Spaces of directed paths on pre-cubical sets

TL;DR

This paper constructs a minimal CW-complex model homotopy equivalent to the space of directed paths in pre-cubical sets, providing explicit formulas for cell incidences, advancing the understanding of concurrent computation models.

Contribution

It introduces a functorial, minimal CW-complex construction for the space of directed paths on pre-cubical sets, with explicit incidence formulas.

Findings

Constructed a CW-complex $W(K)_v^w$ homotopy equivalent to directed path spaces.

Provided explicit formulas for incidence numbers of cells.

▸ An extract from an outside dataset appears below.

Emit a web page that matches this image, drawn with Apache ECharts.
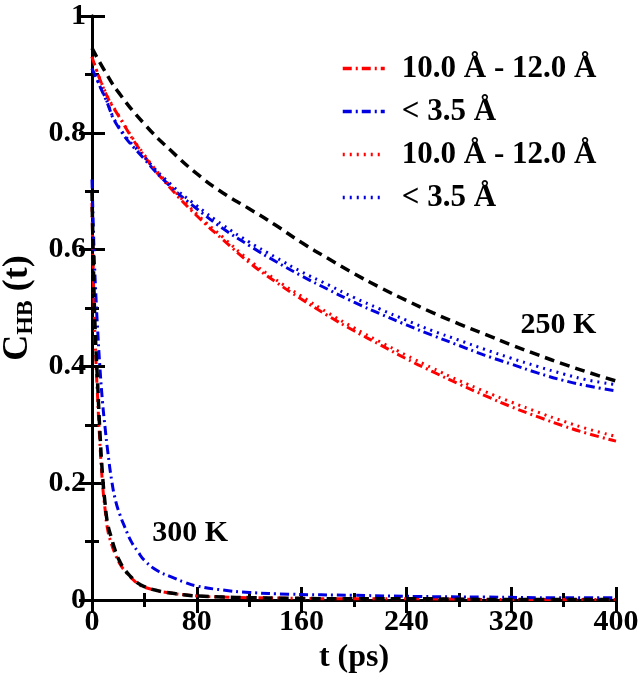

Established functoriality and minimality of the construction.

Abstract

The spaces of directed paths on the geometric realizations of pre-cubical sets, called also $\square$--sets, can be interpreted as the spaces of possible executions of Higher Dimensional Automata, which are models for concurrent computations. In this paper we construct, for a sufficiently good pre-cubical set $K$, a CW-complex $W(K)_v^w$ that is homotopy equivalent to the space of directed paths between given vertices $v$, $w$ of $K$. This construction is functorial with respect to $K$, and minimal among all functorial constructions. Furthermore, explicit formulas for incidence numbers of the cells of $W(K)_v^w$ are provided.